Os financiamentos têm um valor nominal semelhante às subvenções a fundo perdido. Mas, nos financiamentos há uma seleção natural que afasta os projetos menos sustentáveis que ambicionam o apoio a fundo perdido como único “destino” e atraem os melhores projetos que são aqueles  que assumem o propósito de gerar condições de reembolso e responsabilizam os promotores no cumprimento dos objetivos.
Para um país com falta de capital, baixos níveis de poupança e escassez de recursos para investimento, abdicar de financiamentos de longo prazo assegurados pela Comissão Europeia, com taxas de juro próximas de zero, é um contrassenso sem qualquer justificação.
Ao apostar tudo nos apoios a fundo perdido, o Governo também se pode enganar quanto à facilidade no acesso aos recursos. De facto, em resposta à primeira versão do PRR, apresentada em outubro passado, a Comissão Europeia já pediu fundamentação das despesas, detalhe dos custos, detalhe das metas e ligação das despesas às reformas que se pretendem introduzir, sinalizando que não chega o anúncio de boas intenções e que não se comove com a necessidade.

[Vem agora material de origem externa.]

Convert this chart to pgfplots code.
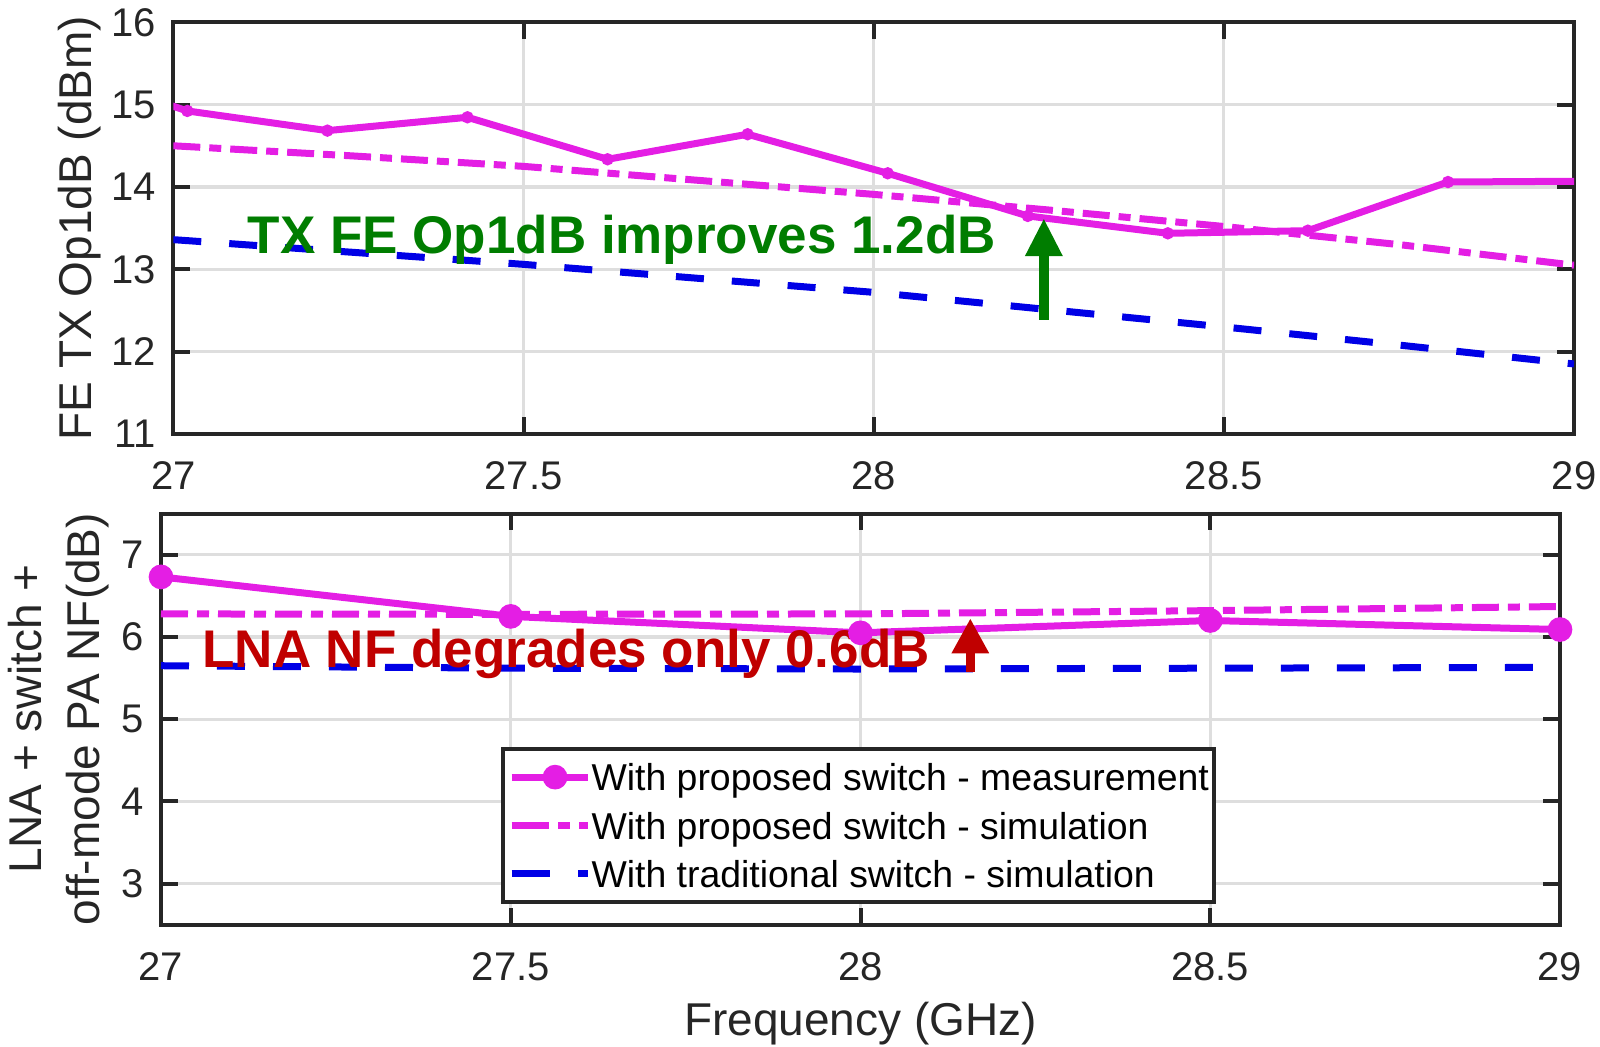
\documentclass[border=0pt]{standalone}
\usepackage{fontspec}
\setmainfont{Liberation Sans}
\usepackage{pgfplots}
\pgfplotsset{compat=1.18}
\usetikzlibrary{arrows.meta}
\definecolor{mag}{RGB}{228,30,228}
\definecolor{myblue}{RGB}{0,0,230}
\definecolor{axgray}{RGB}{38,38,38}
\definecolor{gridgray}{RGB}{222,222,222}
\definecolor{dkgreen}{RGB}{0,125,0}
\definecolor{dkred}{RGB}{192,0,0}

\pgfplotsset{
  myaxis/.style={
    scale only axis, anchor=south west,
    xmin=27, xmax=29, xtick={27,27.5,28,28.5,29},
    axis line style={draw=axgray, line width=1pt},
    tick style={draw=axgray, line width=1pt},
    major tick length=4.2pt,
    grid=major, major grid style={draw=gridgray, line width=0.8pt},
    tick label style={font=\fontsize{10}{12}\selectfont, text=axgray},
    /pgf/number format/assume math mode=true,
    xticklabel style={yshift=-3.4pt},
    yticklabel style={xshift=-0.8pt},
    label style={font=\fontsize{11.5}{14.5}\selectfont, text=axgray},
  },
  meas/.style={draw=mag, line width=1.75pt, solid},
  simp/.style={draw=mag, line width=1.75pt, dash pattern=on 6.75pt off 2.25pt on 3pt off 2.25pt},
  simt/.style={draw=myblue, line width=1.75pt, dash pattern=on 7pt off 7pt},
}

\begin{document}
\begin{tikzpicture}
\useasboundingbox (0,0) rectangle (400pt,261.75pt);

% ---------------- top axis ----------------
\begin{axis}[myaxis,
  at={(43.33pt,153.25pt)}, width=350.18pt, height=102.93pt,
  ymin=11, ymax=16, ytick={11,12,13,14,15,16},
  ylabel={FE TX Op1dB (dBm)},
  ylabel style={at={(axis description cs:-0.0666,0.5)}, anchor=center},
]
\addplot[meas, forget plot] coordinates {
 (26.82,15.49) (27.02,14.923) (27.22,14.684) (27.42,14.846) (27.62,14.336)
 (27.82,14.64) (28.02,14.166) (28.22,13.648) (28.42,13.437) (28.62,13.469)
 (28.82,14.06) (29.02,14.07)};
\addplot[only marks, mark=*, mark size=1.35pt, mark options={draw=mag, fill=mag, solid}] coordinates {
 (27.02,14.923) (27.22,14.684) (27.42,14.846) (27.62,14.336)
 (27.82,14.64) (28.02,14.166) (28.22,13.648) (28.42,13.437) (28.62,13.469)
 (28.82,14.06)};
\addplot[simp] coordinates {
 (27,14.50) (27.25,14.38) (27.5,14.25) (27.75,14.08) (28,13.91)
 (28.25,13.72) (28.5,13.52) (28.75,13.30) (29,13.05)};
\addplot[simt] coordinates {
 (27,13.36) (27.25,13.21) (27.5,13.06) (27.75,12.89) (28,12.72)
 (28.25,12.51) (28.5,12.30) (28.75,12.08) (29,11.85)};
\node[anchor=base west, inner sep=0pt, text=dkgreen, font=\fontsize{13.25}{15}\selectfont\bfseries]
  at (axis cs:27.105,13.195) {TX FE Op1dB improves 1.2dB};
\draw[dkgreen, line width=2.5pt, -{Triangle[width=8.75pt, length=9.5pt]}]
  (axis cs:28.243,12.385) -- (axis cs:28.243,13.62);
\end{axis}

% ---------------- bottom axis ----------------
\begin{axis}[myaxis,
  at={(40.25pt,30.55pt)}, width=349.75pt, height=102.8pt,
  ymin=2.5, ymax=7.5, ytick={3,4,5,6,7},
  ylabel={LNA + switch +\\off-mode PA NF(dB)},
  ylabel style={at={(axis description cs:-0.0729,0.5)}, anchor=center, align=center},
  xlabel={Frequency (GHz)},
  xlabel style={at={(axis description cs:0.5,-0.2704)}, anchor=base},
  legend cell align=left,
  legend style={at={(rel axis cs:0.2433,0.433)}, anchor=north west,
    draw=axgray, line width=1pt, fill=white,
    font=\fontsize{9.35}{11}\selectfont, text=black,
    inner xsep=1.2pt, inner ysep=2.8pt, row sep=3.5pt,
    nodes={inner sep=0pt, inner xsep=0pt, text height=7.7pt, text depth=0.9pt}},
  legend image code/.code={\path (0pt,0pt) -- (2.6pt,0pt);
    \draw[mark repeat=2, mark phase=2, #1] plot coordinates {(2.6pt,0pt) (10.85pt,0pt) (19.1pt,0pt)};},
]
\addplot[meas, mark=*, mark size=2.2pt, mark options={draw=mag, fill=mag, solid}] coordinates {
 (27,6.73) (27.5,6.25) (28,6.05) (28.5,6.20) (29,6.09)};
\addlegendentry{With proposed switch - measurement}
\addplot[simp] coordinates {
 (27,6.28) (27.5,6.275) (28,6.28) (28.5,6.32) (29,6.37)};
\addlegendentry{With proposed switch - simulation}
\addplot[simt] coordinates {
 (27,5.65) (27.5,5.62) (28,5.61) (28.5,5.62) (29,5.63)};
\addlegendentry{With traditional switch - simulation}
\node[anchor=base west, inner sep=0pt, text=dkred, font=\fontsize{13.25}{15}\selectfont\bfseries]
  at (axis cs:27.058,5.623) {LNA NF degrades only 0.6dB};
\draw[dkred, line width=2.3pt, -{Triangle[width=8.75pt, length=8.75pt]}]
  (axis cs:28.157,5.578) -- (axis cs:28.157,6.227);
\end{axis}
\end{tikzpicture}
\end{document}
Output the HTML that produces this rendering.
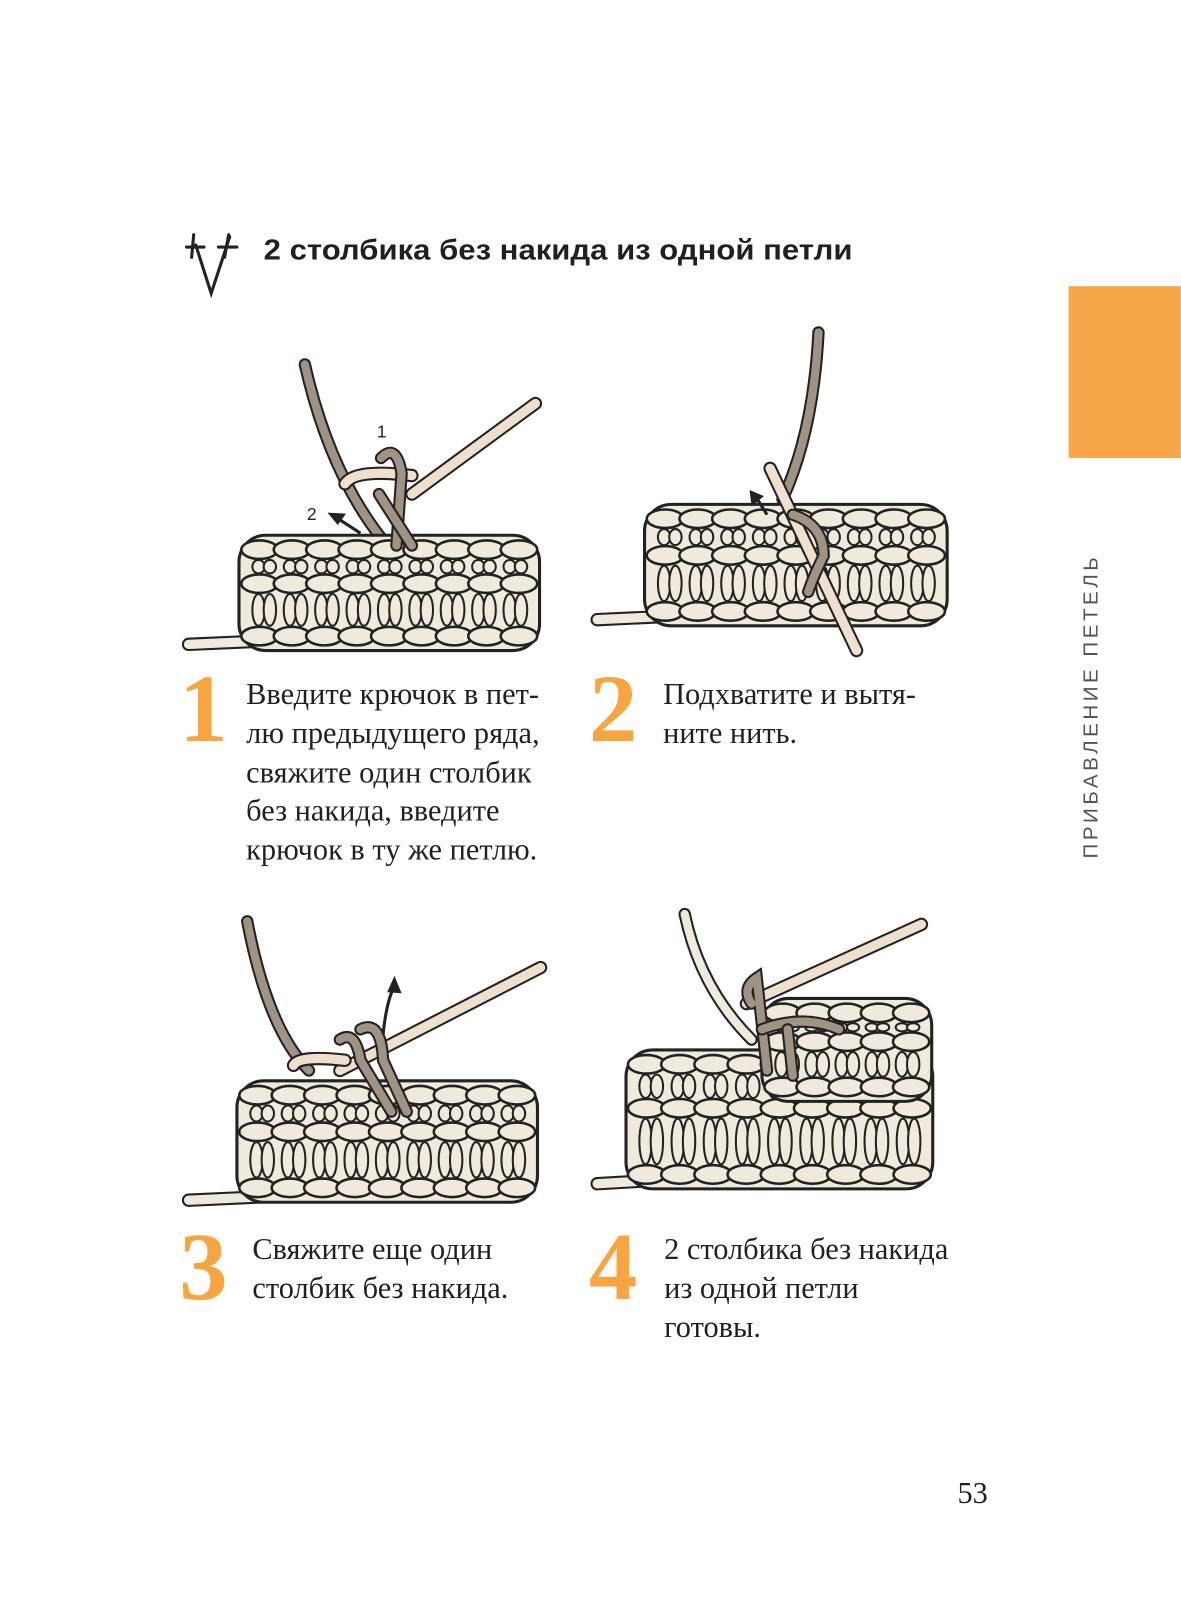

Se Portugal abdicar dos financiamentos disponibilizados pelo Plano de Recuperação, irá assumir a falta de ambição quanto à utilização de recursos para promover o investimento sustentável. E também não terá muita margem de manobra para adiar as reformas apontadas no âmbito do semestre europeu nem para ignorar as linhas de orientação que a Comissão Europeia recomendou a cada um dos Estados membros.